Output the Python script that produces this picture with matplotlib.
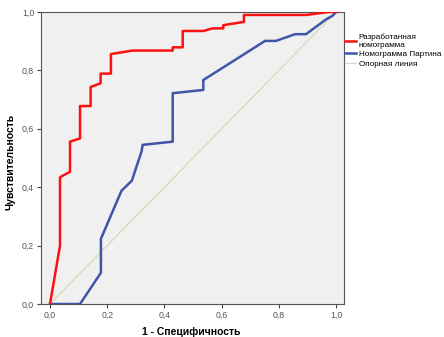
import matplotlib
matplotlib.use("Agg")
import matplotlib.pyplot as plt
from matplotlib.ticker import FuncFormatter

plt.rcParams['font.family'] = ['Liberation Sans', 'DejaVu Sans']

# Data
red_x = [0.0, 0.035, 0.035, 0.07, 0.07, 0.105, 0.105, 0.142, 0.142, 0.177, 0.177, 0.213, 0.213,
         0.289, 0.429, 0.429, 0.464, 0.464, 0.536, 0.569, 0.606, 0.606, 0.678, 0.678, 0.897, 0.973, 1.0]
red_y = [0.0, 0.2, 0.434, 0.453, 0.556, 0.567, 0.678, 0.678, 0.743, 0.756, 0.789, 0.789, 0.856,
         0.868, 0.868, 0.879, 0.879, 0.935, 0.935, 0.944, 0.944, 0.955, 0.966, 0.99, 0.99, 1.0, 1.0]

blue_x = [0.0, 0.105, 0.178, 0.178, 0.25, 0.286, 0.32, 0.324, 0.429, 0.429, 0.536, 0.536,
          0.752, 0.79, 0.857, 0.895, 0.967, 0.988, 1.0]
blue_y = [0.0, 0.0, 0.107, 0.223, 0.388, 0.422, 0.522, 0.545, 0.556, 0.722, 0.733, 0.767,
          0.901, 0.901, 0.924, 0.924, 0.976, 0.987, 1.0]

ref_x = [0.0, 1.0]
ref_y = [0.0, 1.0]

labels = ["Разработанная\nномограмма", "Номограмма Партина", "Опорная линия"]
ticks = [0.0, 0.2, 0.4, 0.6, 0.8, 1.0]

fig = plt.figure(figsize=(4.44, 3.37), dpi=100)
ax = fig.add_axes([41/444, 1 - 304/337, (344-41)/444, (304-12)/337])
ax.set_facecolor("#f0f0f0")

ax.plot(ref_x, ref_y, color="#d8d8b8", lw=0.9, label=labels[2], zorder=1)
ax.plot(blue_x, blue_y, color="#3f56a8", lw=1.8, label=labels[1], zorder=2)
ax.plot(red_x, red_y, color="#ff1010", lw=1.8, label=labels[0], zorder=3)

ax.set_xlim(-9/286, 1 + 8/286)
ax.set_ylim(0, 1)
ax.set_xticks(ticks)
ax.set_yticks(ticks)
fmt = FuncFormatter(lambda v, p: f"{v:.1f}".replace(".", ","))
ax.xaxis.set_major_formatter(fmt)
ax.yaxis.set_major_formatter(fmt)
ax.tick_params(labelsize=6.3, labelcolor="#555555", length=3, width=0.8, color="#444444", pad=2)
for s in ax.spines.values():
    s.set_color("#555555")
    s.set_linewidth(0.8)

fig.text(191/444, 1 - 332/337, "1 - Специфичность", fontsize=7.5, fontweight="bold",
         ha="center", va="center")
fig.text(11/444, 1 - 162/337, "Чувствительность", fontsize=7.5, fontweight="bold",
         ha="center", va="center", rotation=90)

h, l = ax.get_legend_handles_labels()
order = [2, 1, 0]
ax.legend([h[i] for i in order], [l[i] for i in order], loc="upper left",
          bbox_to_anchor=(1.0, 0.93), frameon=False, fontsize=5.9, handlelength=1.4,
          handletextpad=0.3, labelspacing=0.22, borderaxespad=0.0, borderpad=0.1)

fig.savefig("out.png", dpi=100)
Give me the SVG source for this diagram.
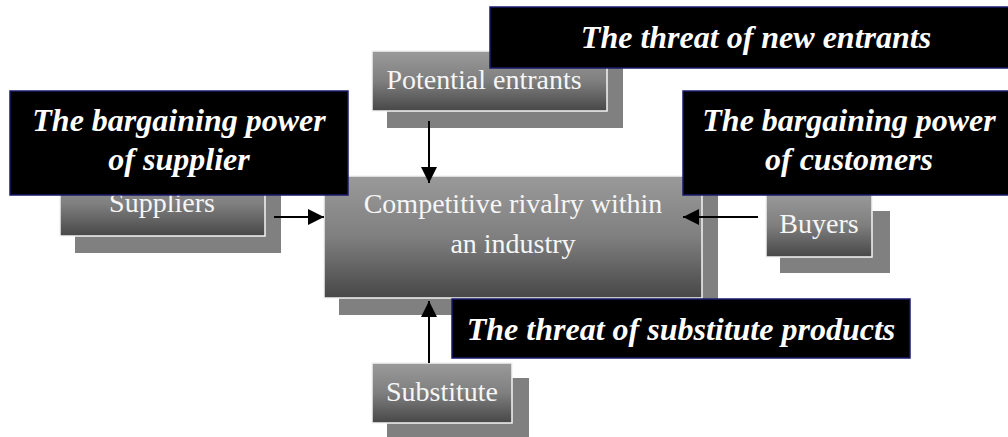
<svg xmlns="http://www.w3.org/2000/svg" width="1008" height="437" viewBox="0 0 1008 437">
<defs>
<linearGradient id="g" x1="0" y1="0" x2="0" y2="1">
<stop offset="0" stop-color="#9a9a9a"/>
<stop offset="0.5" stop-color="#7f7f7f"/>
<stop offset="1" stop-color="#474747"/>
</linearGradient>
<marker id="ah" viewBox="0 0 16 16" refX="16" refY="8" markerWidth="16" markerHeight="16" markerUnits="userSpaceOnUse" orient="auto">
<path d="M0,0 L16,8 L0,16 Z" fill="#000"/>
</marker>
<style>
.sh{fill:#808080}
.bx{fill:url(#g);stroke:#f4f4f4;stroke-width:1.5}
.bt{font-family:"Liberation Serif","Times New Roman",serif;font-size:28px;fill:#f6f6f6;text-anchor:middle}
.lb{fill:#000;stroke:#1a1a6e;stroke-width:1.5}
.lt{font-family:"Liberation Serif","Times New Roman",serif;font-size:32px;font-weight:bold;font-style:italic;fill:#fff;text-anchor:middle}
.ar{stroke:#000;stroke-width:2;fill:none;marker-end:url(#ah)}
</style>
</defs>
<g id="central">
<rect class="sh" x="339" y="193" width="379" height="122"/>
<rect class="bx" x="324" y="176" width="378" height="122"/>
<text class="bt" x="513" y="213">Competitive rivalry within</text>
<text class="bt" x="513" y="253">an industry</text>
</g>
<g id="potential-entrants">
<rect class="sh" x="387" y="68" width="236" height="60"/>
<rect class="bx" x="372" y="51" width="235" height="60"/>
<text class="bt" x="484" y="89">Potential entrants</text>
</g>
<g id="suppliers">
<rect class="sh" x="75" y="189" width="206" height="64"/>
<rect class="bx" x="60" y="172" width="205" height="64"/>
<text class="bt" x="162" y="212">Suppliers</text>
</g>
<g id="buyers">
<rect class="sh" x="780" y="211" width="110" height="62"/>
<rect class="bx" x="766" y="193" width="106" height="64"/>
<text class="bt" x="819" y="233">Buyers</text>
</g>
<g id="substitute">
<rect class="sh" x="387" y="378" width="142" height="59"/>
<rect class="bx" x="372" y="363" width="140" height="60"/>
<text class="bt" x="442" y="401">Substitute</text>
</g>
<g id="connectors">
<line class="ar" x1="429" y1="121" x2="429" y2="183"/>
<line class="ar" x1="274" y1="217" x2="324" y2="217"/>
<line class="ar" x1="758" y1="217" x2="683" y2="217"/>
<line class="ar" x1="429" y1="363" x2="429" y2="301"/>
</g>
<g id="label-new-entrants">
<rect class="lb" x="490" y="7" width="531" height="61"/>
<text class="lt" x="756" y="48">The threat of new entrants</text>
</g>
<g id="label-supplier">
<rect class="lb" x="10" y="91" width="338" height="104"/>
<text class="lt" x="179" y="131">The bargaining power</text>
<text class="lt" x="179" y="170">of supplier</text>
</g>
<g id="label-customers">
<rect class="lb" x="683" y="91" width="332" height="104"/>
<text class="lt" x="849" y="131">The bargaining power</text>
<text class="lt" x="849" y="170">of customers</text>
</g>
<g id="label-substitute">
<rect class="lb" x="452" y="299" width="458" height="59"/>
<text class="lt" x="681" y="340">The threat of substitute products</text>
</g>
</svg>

§ §

» **Exercise prompt**
Copy the listing over exactly, skipping the pictures it holds.

» **Written solution**
Output the Python script that produces this picture with matplotlib.
import matplotlib
matplotlib.use("Agg")
import matplotlib.pyplot as plt
from matplotlib.ticker import FuncFormatter

plt.rcParams['font.family'] = ['Liberation Sans', 'DejaVu Sans']

# Data
red_x = [0.0, 0.035, 0.035, 0.07, 0.07, 0.105, 0.105, 0.142, 0.142, 0.177, 0.177, 0.213, 0.213,
         0.289, 0.429, 0.429, 0.464, 0.464, 0.536, 0.569, 0.606, 0.606, 0.678, 0.678, 0.897, 0.973, 1.0]
red_y = [0.0, 0.2, 0.434, 0.453, 0.556, 0.567, 0.678, 0.678, 0.743, 0.756, 0.789, 0.789, 0.856,
         0.868, 0.868, 0.879, 0.879, 0.935, 0.935, 0.944, 0.944, 0.955, 0.966, 0.99, 0.99, 1.0, 1.0]

blue_x = [0.0, 0.105, 0.178, 0.178, 0.25, 0.286, 0.32, 0.324, 0.429, 0.429, 0.536, 0.536,
          0.752, 0.79, 0.857, 0.895, 0.967, 0.988, 1.0]
blue_y = [0.0, 0.0, 0.107, 0.223, 0.388, 0.422, 0.522, 0.545, 0.556, 0.722, 0.733, 0.767,
          0.901, 0.901, 0.924, 0.924, 0.976, 0.987, 1.0]

ref_x = [0.0, 1.0]
ref_y = [0.0, 1.0]

labels = ["Разработанная\nномограмма", "Номограмма Партина", "Опорная линия"]
ticks = [0.0, 0.2, 0.4, 0.6, 0.8, 1.0]

fig = plt.figure(figsize=(4.44, 3.37), dpi=100)
ax = fig.add_axes([41/444, 1 - 304/337, (344-41)/444, (304-12)/337])
ax.set_facecolor("#f0f0f0")

ax.plot(ref_x, ref_y, color="#d8d8b8", lw=0.9, label=labels[2], zorder=1)
ax.plot(blue_x, blue_y, color="#3f56a8", lw=1.8, label=labels[1], zorder=2)
ax.plot(red_x, red_y, color="#ff1010", lw=1.8, label=labels[0], zorder=3)

ax.set_xlim(-9/286, 1 + 8/286)
ax.set_ylim(0, 1)
ax.set_xticks(ticks)
ax.set_yticks(ticks)
fmt = FuncFormatter(lambda v, p: f"{v:.1f}".replace(".", ","))
ax.xaxis.set_major_formatter(fmt)
ax.yaxis.set_major_formatter(fmt)
ax.tick_params(labelsize=6.3, labelcolor="#555555", length=3, width=0.8, color="#444444", pad=2)
for s in ax.spines.values():
    s.set_color("#555555")
    s.set_linewidth(0.8)

fig.text(191/444, 1 - 332/337, "1 - Специфичность", fontsize=7.5, fontweight="bold",
         ha="center", va="center")
fig.text(11/444, 1 - 162/337, "Чувствительность", fontsize=7.5, fontweight="bold",
         ha="center", va="center", rotation=90)

h, l = ax.get_legend_handles_labels()
order = [2, 1, 0]
ax.legend([h[i] for i in order], [l[i] for i in order], loc="upper left",
          bbox_to_anchor=(1.0, 0.93), frameon=False, fontsize=5.9, handlelength=1.4,
          handletextpad=0.3, labelspacing=0.22, borderaxespad=0.0, borderpad=0.1)

fig.savefig("out.png", dpi=100)
Give me the SVG source for this diagram.
<svg xmlns="http://www.w3.org/2000/svg" width="1008" height="437" viewBox="0 0 1008 437">
<defs>
<linearGradient id="g" x1="0" y1="0" x2="0" y2="1">
<stop offset="0" stop-color="#9a9a9a"/>
<stop offset="0.5" stop-color="#7f7f7f"/>
<stop offset="1" stop-color="#474747"/>
</linearGradient>
<marker id="ah" viewBox="0 0 16 16" refX="16" refY="8" markerWidth="16" markerHeight="16" markerUnits="userSpaceOnUse" orient="auto">
<path d="M0,0 L16,8 L0,16 Z" fill="#000"/>
</marker>
<style>
.sh{fill:#808080}
.bx{fill:url(#g);stroke:#f4f4f4;stroke-width:1.5}
.bt{font-family:"Liberation Serif","Times New Roman",serif;font-size:28px;fill:#f6f6f6;text-anchor:middle}
.lb{fill:#000;stroke:#1a1a6e;stroke-width:1.5}
.lt{font-family:"Liberation Serif","Times New Roman",serif;font-size:32px;font-weight:bold;font-style:italic;fill:#fff;text-anchor:middle}
.ar{stroke:#000;stroke-width:2;fill:none;marker-end:url(#ah)}
</style>
</defs>
<g id="central">
<rect class="sh" x="339" y="193" width="379" height="122"/>
<rect class="bx" x="324" y="176" width="378" height="122"/>
<text class="bt" x="513" y="213">Competitive rivalry within</text>
<text class="bt" x="513" y="253">an industry</text>
</g>
<g id="potential-entrants">
<rect class="sh" x="387" y="68" width="236" height="60"/>
<rect class="bx" x="372" y="51" width="235" height="60"/>
<text class="bt" x="484" y="89">Potential entrants</text>
</g>
<g id="suppliers">
<rect class="sh" x="75" y="189" width="206" height="64"/>
<rect class="bx" x="60" y="172" width="205" height="64"/>
<text class="bt" x="162" y="212">Suppliers</text>
</g>
<g id="buyers">
<rect class="sh" x="780" y="211" width="110" height="62"/>
<rect class="bx" x="766" y="193" width="106" height="64"/>
<text class="bt" x="819" y="233">Buyers</text>
</g>
<g id="substitute">
<rect class="sh" x="387" y="378" width="142" height="59"/>
<rect class="bx" x="372" y="363" width="140" height="60"/>
<text class="bt" x="442" y="401">Substitute</text>
</g>
<g id="connectors">
<line class="ar" x1="429" y1="121" x2="429" y2="183"/>
<line class="ar" x1="274" y1="217" x2="324" y2="217"/>
<line class="ar" x1="758" y1="217" x2="683" y2="217"/>
<line class="ar" x1="429" y1="363" x2="429" y2="301"/>
</g>
<g id="label-new-entrants">
<rect class="lb" x="490" y="7" width="531" height="61"/>
<text class="lt" x="756" y="48">The threat of new entrants</text>
</g>
<g id="label-supplier">
<rect class="lb" x="10" y="91" width="338" height="104"/>
<text class="lt" x="179" y="131">The bargaining power</text>
<text class="lt" x="179" y="170">of supplier</text>
</g>
<g id="label-customers">
<rect class="lb" x="683" y="91" width="332" height="104"/>
<text class="lt" x="849" y="131">The bargaining power</text>
<text class="lt" x="849" y="170">of customers</text>
</g>
<g id="label-substitute">
<rect class="lb" x="452" y="299" width="458" height="59"/>
<text class="lt" x="681" y="340">The threat of substitute products</text>
</g>
</svg>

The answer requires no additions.